Ein ordnungsgemäßer Kostendeckungsvorschlag für das Bürgerbegehren muss den Fall beleuchten, dass die Stadt den Geschäftsanteil an der Stadtwerke Forst GmbH behält. In diesem Fall sind umfängliche Gesellschaftereinlagen der Stadt Forst (Lausitz) zur Abwendung einer in Aussicht stehenden Insolvenz der Stadtwerke erforderlich. Im Ergebnis einer Unternehmensfortführungsprognose bei Beibehaltung des Status Quo besteht dieses Insolvenzrisiko. Im Insolvenzfall droht u.a. die Inanspruchnahme der Kommunalbürgschaften. Die Finanzierung von entsprechenden Einlagen bzw. der Inanspruchnahme der Kommunalbürgschaften wäre im Kostendeckungsvorschlag darzulegen. Dies erfolgte nicht. Dass der angestrebte Beschluss “nicht zu Mehrausgaben im Haushaltsplan” führt, ist vor dem Hintergrund des Vorgesagten nicht richtig.

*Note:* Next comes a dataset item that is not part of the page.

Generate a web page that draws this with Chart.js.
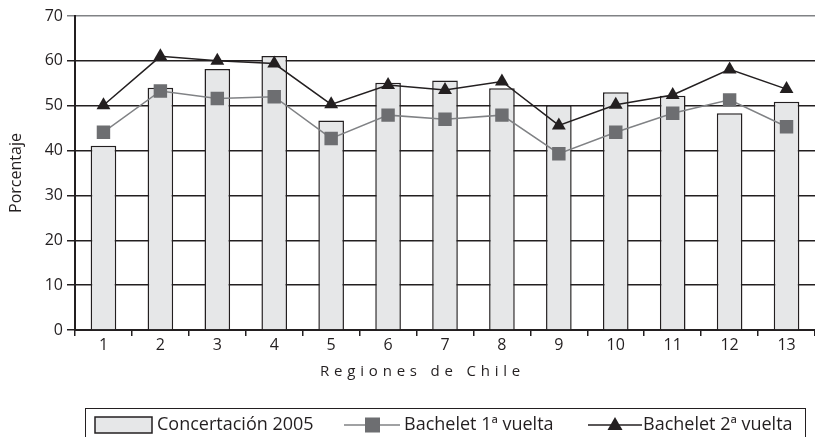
<!DOCTYPE html>
<html>
<head>
<meta charset="utf-8">
<script src="https://cdn.jsdelivr.net/npm/chart.js@4/dist/chart.umd.min.js"></script>
<style>
  html, body { margin: 0; padding: 0; background: #fff; overflow: hidden; }
  #wrap { width: 815px; height: 437px; position: relative; }
</style>
</head>
<body>
<div id="wrap"><canvas id="regiones_chart"></canvas></div>
<script>
// datos
const regiones = ['1', '2', '3', '4', '5', '6', '7', '8', '9', '10', '11', '12', '13'];
const concertacion2005 = [41.1, 54.0, 58.2, 61.1, 46.7, 55.1, 55.6, 53.9, 50.1, 53.0, 52.2, 48.3, 50.9];
const bachelet1 = [44.1, 53.3, 51.6, 52.0, 42.7, 47.9, 47.0, 47.9, 39.3, 44.1, 48.3, 51.3, 45.3];
const bachelet2 = [50.1, 61.0, 60.0, 59.4, 50.3, 54.6, 53.5, 55.4, 45.6, 50.2, 52.4, 58.1, 53.7];
const yTicks = [0, 10, 20, 30, 40, 50, 60, 70];

const legendLabels = ['Concertación 2005', 'Bachelet 1ª vuelta', 'Bachelet 2ª vuelta'];
const xTitle = 'Regiones de Chile';

const FONT = '"Open Sans", "Noto Sans", sans-serif';
const INK = '#231f20';

document.addEventListener("DOMContentLoaded", function () {
	regiones_chart();
});

// titulo del eje x y leyenda dibujados a mano
const extrasPlugin = {
	id: 'extras',
	afterDraw(chart) {
		const ctx = chart.ctx;
		const area = chart.chartArea;
		ctx.save();

		// titulo eje x con letras espaciadas
		ctx.font = '15px ' + FONT;
		ctx.fillStyle = INK;
		ctx.textBaseline = 'middle';
		ctx.textAlign = 'left';
		ctx.letterSpacing = '4.8px';
		ctx.fillText(xTitle, 320, area.bottom + 42);
		ctx.letterSpacing = '0px';

		// caja de leyenda
		ctx.strokeStyle = INK;
		ctx.lineWidth = 1;
		ctx.strokeRect(85.5, 408.5, 720, 40);

		const ly = 425;
		ctx.font = '18px ' + FONT;

		// barra
		ctx.fillStyle = '#e6e7e8';
		ctx.fillRect(95, 417, 57, 16);
		ctx.lineWidth = 1.5;
		ctx.strokeRect(95, 417, 57, 16);
		ctx.fillStyle = INK;
		ctx.fillText(legendLabels[0], 157, ly);

		// 1a vuelta
		ctx.strokeStyle = '#808285';
		ctx.lineWidth = 1.5;
		ctx.beginPath();
		ctx.moveTo(344, ly);
		ctx.lineTo(400, ly);
		ctx.stroke();
		ctx.fillStyle = '#6d6e71';
		ctx.fillRect(365, ly - 7.5, 15, 15);
		ctx.fillStyle = INK;
		ctx.fillText(legendLabels[1], 404, ly);

		// 2a vuelta
		ctx.strokeStyle = INK;
		ctx.beginPath();
		ctx.moveTo(588, ly);
		ctx.lineTo(642, ly);
		ctx.stroke();
		ctx.beginPath();
		ctx.moveTo(615, ly - 8);
		ctx.lineTo(622.5, ly + 5);
		ctx.lineTo(607.5, ly + 5);
		ctx.closePath();
		ctx.fill();
		ctx.fillText(legendLabels[2], 643, ly);

		ctx.restore();
	}
};

function regiones_chart() {
	const data = {
		labels: regiones,
		datasets: [{
			type: 'line',
			label: legendLabels[2],
			data: bachelet2,
			borderColor: INK,
			borderWidth: 1.5,
			pointStyle: 'triangle',
			pointRadius: 8,
			pointBackgroundColor: INK,
			pointBorderColor: INK,
			pointBorderWidth: 0,
			tension: 0,
			order: 1
		}, {
			type: 'line',
			label: legendLabels[1],
			data: bachelet1,
			borderColor: '#808285',
			borderWidth: 1.5,
			pointStyle: 'rect',
			pointRadius: 9.5,
			pointBackgroundColor: '#6d6e71',
			pointBorderColor: '#6d6e71',
			pointBorderWidth: 0,
			tension: 0,
			order: 2
		}, {
			type: 'bar',
			label: legendLabels[0],
			data: concertacion2005,
			backgroundColor: '#e6e7e8',
			borderColor: INK,
			borderWidth: 1.5,
			barPercentage: 0.45,
			categoryPercentage: 1,
			order: 3
		}]
	};

	const options = {
		responsive: true,
		maintainAspectRatio: false,
		animation: false,
		layout: {
			autoPadding: false,
			padding: { top: 16, right: 0, bottom: 77, left: 0 }
		},
		plugins: {
			legend: { display: false },
			tooltip: { enabled: false }
		},
		scales: {
			x: {
				offset: true,
				grid: {
					offset: true,
					drawOnChartArea: false,
					drawTicks: true,
					tickLength: 6,
					color: INK,
					lineWidth: 1.5
				},
				border: { display: true, color: INK, width: 2 },
				ticks: {
					color: INK,
					font: { family: FONT, size: 16 },
					padding: 0
				},
				afterFit: function (scale) {
					scale.height = 30;
					scale.paddingLeft = 0;
					scale.paddingRight = 0;
				}
			},
			y: {
				min: 0,
				max: 70,
				afterBuildTicks: function (scale) {
					scale.ticks = yTicks.map(function (v) { return { value: v }; });
				},
				grid: {
					color: function (c) { return c.tick && c.tick.value === 70 ? '#808285' : INK; },
					lineWidth: 1.5,
					tickLength: 8
				},
				border: { display: true, color: INK, width: 2 },
				ticks: {
					color: INK,
					font: { family: FONT, size: 16 },
					padding: 4
				},
				title: {
					display: true,
					text: 'Porcentaje',
					color: INK,
					font: { family: FONT, size: 16 },
					padding: { top: 7, bottom: 0 }
				},
				afterFit: function (scale) { scale.width = 75; }
			}
		}
	};

	const ctx = document.getElementById('regiones_chart').getContext('2d');
	new Chart(ctx, {
		type: 'bar',
		data: data,
		options: options,
		plugins: [extrasPlugin]
	});
}
</script>
</body>
</html>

Eine Sanierung der Stadtwerke ohne Zuführung neuer Mittel ist nach den durchgeführten Untersuchungen nicht möglich (Gesellschafterbeitrag). Im Text des Bürgerbegehrens wird behauptet, dass “der vorgesehene Verkaufspreis für 74,9 % der Anteile an den Stadtwerken … in keinem realen Verhältnis zu den tatsächlichen Vermögenswerten der Stadtwerke Forst GmbH … stehe.” Dem “angestrebten Verkaufserlös” stehe ein “materieller Vermögensverlust” gegenüber. Diese Betrachtungsweise wird der Pflicht, einen Kostendeckungsvorschlag zu unterbreiten, indessen nicht gerecht. Der Kostendeckungsvorschlag hat zwingend die erforderliche Liquidität zur Umsetzung des Bürgerentscheides zu erläutern. Die Vermögensbetrachtung – die im Übrigen unzutreffend ist – genügt hier in keinem Fall. Insoweit wird auf die einschlägige Entscheidung des Verwaltungsgerichts Düsseldorf vom 20.11.2007 - 1 L 1909/07 -, der durch Beschluss des OVG NRW vom 21.11.2007 - zu Az: 15 B 1879/97 - bestätigt wurde, verwiesen.
Zudem ist es unverständlich, dass unter dem Kostendeckungsvorschlag ein möglicher Verkaufserlös angeführt wird.
4. Unzulässigkeit der Rückgängigmachung von Stadtverordnetenbeschlüssen
Im Übrigen muss bei einem gegen einen Gemeindevertretungsbeschluss gerichteten Bürgerbegehren das Bürgerbegehren in Hinblick auf § 20 Abs. 5 GO BB (Wirkung des Bürgerentscheids als endgültiger Beschluss der Gemeindevertretung) auf Ersetzung des Gemeindevertretungsbeschlusses gerichtet sein, nicht etwa auf dessen Rückgängigmachung.
5. Unzulässigkeit wegen unrichtiger Begründung
Ein Bürgerbegehren ist unzulässig, wenn tragende Elemente seiner Begründung unrichtig sind. Die Begründung dient dazu, die Unterzeichner über den Sachverhalt und die Argumente der Initiatoren aufzuklären. Diese Funktion erfüllt die Begründung nur, wenn die dargestellten Tatsachen zutreffen. Im vorliegenden Fall begründen die Initiatoren das Bürgerbegehren damit, dass der vorgesehene Verkaufspreis für 74,9 % der Anteile der Stadtwerke in keinem realen Verhältnis zu den tatsächlichen Vermögenswerten der Stadtwerke Forst GmbH steht. Nach dem Verkehrswertgutachten vom 02.07.2008 beträgt der Unternehmenswert 0 Euro. Damit ist die in der Begründung angegebene Aussage unzutreffend.
Die von den Initiatoren dargestellten Ziele der Daseinsvorsorge sind auf Grund vorliegender gesetzlicher Regelungen auch für Stadtwerke mit privater Mehrheitsbeteiligung gültig. Auch in dieser Hinsicht ist die Begründung unrichtig.
Ergebnis:
Aus vorgenannten Gründen ist das Bürgerbegehren gem. § 20 Abs. 2 GO Bbg durch die Gemeindevertretung für unzulässig zu erklären. Den Bürgern wird die Angelegenheit nicht zur Abstimmung (Bürgerentscheid) vorgelegt.
Der Bürgermeister wird durch die Stadtverordnetenversammlung beauftragt, den Personen, die als Vertreter des Bürgerbegehrens aufgetreten sind, die Entscheidung bekannt zu machen.